Can a ring isomorphism change the structure of a module?

Question

Let $M$ be an $R$-module, where $R$ is a ring with unit. Given a ring automorphism $\phi: R \rightarrow R$, we can define a new $R$-module structure on $M$ by $r \cdot x = \phi(r) x$ for all $r \in R$, $x \in M$.

Can we find examples where this module induced by $\phi$ is not isomorphic to $M$? It seems that the two modules are at least in many ways similar, for example they have the same submodules.

I can see that they must be isomorphic if $M$ is free, since then any basis of $M$ is also a basis for the induced module.
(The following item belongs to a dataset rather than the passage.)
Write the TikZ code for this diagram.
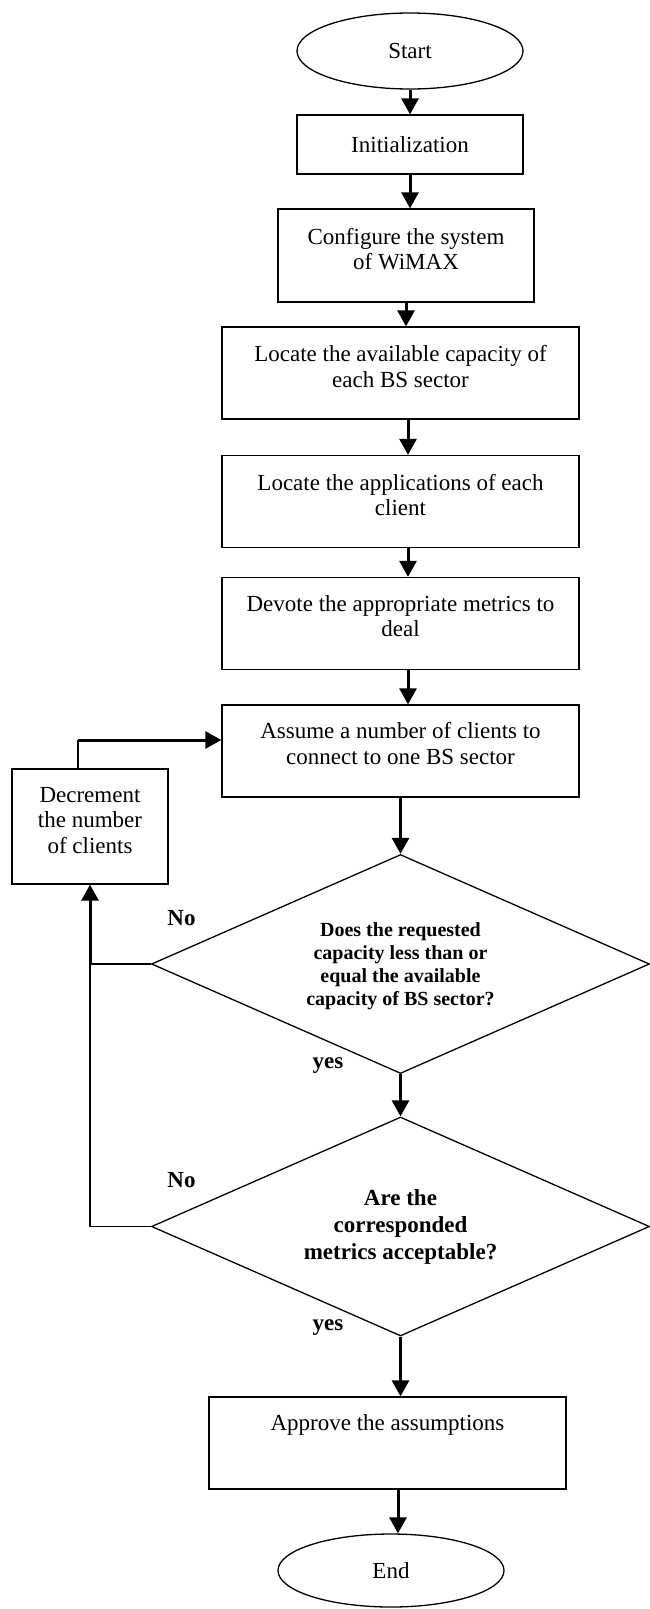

It is also clearly true for $\mathbb{Z}$-modules, since the only nontrivial ring automorphism of $\mathbb{Z}$ is $x \rightarrow -x$, and the inverse map is an automorphism of abelian groups.

Answer 1

Consider a field $F$ and the ring $R=F\times F$.

Let $M=\{0\}\times F$ with both the ordinary right $R$-module structure $(0,m)(r,s)=(0,ms)$, and let $M'$ be the same set with another $R$-module structure given by $(0,m)(r,s)=(0,mr)$.
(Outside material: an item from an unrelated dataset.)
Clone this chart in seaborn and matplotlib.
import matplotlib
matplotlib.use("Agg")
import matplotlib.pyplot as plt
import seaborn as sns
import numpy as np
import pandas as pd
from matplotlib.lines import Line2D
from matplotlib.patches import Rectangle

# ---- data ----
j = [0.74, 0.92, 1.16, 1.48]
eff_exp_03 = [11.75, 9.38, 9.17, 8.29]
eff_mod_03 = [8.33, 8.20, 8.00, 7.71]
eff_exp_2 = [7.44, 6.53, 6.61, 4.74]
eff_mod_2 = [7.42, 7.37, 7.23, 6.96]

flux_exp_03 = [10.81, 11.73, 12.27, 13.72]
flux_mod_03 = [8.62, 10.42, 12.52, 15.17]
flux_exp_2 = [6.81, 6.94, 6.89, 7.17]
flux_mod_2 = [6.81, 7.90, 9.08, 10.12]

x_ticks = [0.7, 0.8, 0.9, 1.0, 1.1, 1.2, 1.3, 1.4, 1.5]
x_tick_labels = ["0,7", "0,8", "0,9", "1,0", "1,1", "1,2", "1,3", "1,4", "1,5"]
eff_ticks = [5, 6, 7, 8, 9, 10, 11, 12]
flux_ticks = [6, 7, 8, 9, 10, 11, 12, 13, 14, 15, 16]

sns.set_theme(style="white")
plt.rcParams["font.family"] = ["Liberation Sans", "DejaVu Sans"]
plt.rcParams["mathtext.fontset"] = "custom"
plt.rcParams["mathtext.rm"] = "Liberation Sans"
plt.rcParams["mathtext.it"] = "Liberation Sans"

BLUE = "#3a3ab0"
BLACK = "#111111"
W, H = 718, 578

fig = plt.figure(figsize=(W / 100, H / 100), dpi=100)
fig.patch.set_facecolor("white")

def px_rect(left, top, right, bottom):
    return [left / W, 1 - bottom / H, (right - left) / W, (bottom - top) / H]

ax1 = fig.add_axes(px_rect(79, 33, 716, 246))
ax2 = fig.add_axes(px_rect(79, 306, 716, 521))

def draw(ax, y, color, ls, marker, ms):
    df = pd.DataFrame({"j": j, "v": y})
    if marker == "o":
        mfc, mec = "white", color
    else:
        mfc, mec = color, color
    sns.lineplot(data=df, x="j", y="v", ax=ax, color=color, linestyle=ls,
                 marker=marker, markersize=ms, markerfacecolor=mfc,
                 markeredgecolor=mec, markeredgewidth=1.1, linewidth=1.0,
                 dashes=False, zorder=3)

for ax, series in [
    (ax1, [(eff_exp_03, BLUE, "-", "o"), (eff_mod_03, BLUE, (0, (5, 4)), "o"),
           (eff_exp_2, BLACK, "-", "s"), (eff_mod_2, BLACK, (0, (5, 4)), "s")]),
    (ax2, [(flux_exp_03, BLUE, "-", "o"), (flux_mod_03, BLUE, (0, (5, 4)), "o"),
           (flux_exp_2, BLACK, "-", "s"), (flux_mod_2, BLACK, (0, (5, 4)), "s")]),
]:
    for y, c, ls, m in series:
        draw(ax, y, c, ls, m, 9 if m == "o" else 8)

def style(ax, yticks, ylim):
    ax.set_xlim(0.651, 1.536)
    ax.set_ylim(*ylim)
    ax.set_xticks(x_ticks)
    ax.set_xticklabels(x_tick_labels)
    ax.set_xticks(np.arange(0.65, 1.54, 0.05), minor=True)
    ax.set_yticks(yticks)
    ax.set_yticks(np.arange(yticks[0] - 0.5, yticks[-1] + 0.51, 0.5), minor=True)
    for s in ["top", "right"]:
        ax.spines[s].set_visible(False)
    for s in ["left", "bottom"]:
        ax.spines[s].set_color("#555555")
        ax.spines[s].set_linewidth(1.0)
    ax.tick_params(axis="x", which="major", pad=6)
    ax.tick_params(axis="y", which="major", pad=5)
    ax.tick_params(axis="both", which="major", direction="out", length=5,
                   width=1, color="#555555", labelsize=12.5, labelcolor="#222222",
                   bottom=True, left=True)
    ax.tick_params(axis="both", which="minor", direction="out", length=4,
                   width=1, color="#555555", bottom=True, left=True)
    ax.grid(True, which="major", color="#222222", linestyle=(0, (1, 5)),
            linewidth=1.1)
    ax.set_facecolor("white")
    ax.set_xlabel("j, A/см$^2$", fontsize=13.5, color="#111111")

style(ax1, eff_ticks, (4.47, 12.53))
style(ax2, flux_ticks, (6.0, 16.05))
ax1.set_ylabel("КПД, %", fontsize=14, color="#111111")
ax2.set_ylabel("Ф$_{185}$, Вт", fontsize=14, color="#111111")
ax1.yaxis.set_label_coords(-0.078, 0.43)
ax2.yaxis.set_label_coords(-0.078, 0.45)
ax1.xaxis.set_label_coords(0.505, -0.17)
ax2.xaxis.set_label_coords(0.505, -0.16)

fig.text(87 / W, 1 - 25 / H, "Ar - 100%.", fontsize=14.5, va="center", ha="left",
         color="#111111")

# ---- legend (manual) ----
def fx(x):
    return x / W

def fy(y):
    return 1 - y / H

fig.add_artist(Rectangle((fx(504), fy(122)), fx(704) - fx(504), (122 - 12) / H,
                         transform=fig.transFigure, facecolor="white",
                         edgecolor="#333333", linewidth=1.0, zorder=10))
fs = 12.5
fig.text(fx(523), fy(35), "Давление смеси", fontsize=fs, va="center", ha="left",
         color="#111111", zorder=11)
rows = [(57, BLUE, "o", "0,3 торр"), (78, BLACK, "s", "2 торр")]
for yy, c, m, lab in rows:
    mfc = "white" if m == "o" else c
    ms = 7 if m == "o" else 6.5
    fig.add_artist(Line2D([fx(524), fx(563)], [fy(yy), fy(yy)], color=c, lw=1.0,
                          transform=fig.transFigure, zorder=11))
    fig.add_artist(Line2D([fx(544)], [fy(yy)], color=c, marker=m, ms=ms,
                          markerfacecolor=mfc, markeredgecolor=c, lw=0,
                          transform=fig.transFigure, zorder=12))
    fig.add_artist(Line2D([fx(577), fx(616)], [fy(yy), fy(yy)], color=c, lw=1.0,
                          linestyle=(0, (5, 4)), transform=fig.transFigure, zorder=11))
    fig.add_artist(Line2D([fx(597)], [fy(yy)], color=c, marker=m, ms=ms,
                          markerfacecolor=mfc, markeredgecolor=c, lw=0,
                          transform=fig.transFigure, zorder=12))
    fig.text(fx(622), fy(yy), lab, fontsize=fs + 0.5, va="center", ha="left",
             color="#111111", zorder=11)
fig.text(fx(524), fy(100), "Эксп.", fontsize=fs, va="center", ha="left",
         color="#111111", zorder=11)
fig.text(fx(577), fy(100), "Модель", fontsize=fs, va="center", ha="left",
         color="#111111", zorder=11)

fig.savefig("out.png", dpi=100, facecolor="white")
This second structure is just given by the involution on $R$ given by $(r,s)\mapsto(s,r)$.

The annihilator in $R$ of $M$ is $ F\times \{0\}$ while the annihilator in $R$ of $M'$ is $\{0\}\times F$. Since isomorphic modules share annihilators, this shows $M\ncong M'$.

Answer 2

I got a bit carried away writing answer to a similar question here, but the example of the group algebra of a finite abelian group is, I think, a useful one:

If $G$ a finite abelian group, then $\mathbb C[G]$, the complex group algebra of $G$, is a commutative semisimple $\mathbb C$-algebra, hence $\mathbb C[G] \cong \mathbb C^{|G|}$ as a $\mathbb C$-algebra, and the corresponding homomorphisms $\varphi_i\colon \mathbb C[G]\to \mathbb C$, for $1\leq i \leq |G|$, give the simple modules, which restricted to $G\subseteq \mathbb C[G]$ give homomorphisms $\phi_i\colon G \to \mathbb G_m$.

Multiplication gives $\hat{G} = \{\phi_i: 1\leq i \leq |G|\}$ a group structure, which is (non-canonically) isomorphic to $G$ -- any finite abelian group is isomorphic to a product of cyclic groups, and hence it suffices to verify the cyclic case, where if $G = \mathbb Z/n\mathbb Z$ then $\hat{G}= \{\phi_r \colon \mathbb Z/n\mathbb Z \to \mathbb C^\times\mid 0\leq r \leq n-1\}$, where $\phi_r(k) = \exp(2 \pi i rk/n)$, and $\phi_r = \phi_1^r$.

Now if $\phi\colon G\to G$ is an automorphism of $G$, then the induced action of $\phi^*$ on $\hat{G}$ is also a group homomorphism, and $\phi \mapsto \phi^*$ is isomorphism $\mathrm{Aut}(G)^{\mathrm{op}}\to \mathrm{Aut}(\hat{G})$. It follows that there are $\hat{G}^{\phi^*}$ simple modules which are isomorphic to their twists by $\phi^*$.

More concretely, if $G=\mathbb Z/2\mathbb Z \times \mathbb Z/2\mathbb Z = \mathbb F_2^2$, then $\mathrm{Aut}(G) = \mathrm{GL}_2(\mathbb F_2) \cong S_3$. Then if, for example, $\phi = \left(\begin{array}{cc}0 & 1\\ 1 & 1\end{array}\right)$, it cyclically permutes the $3$ non-trivial elements of $G$ and thus the induced map on $\hat{G}$ correspondingly permutes the 3 non-trivial irreducible representations.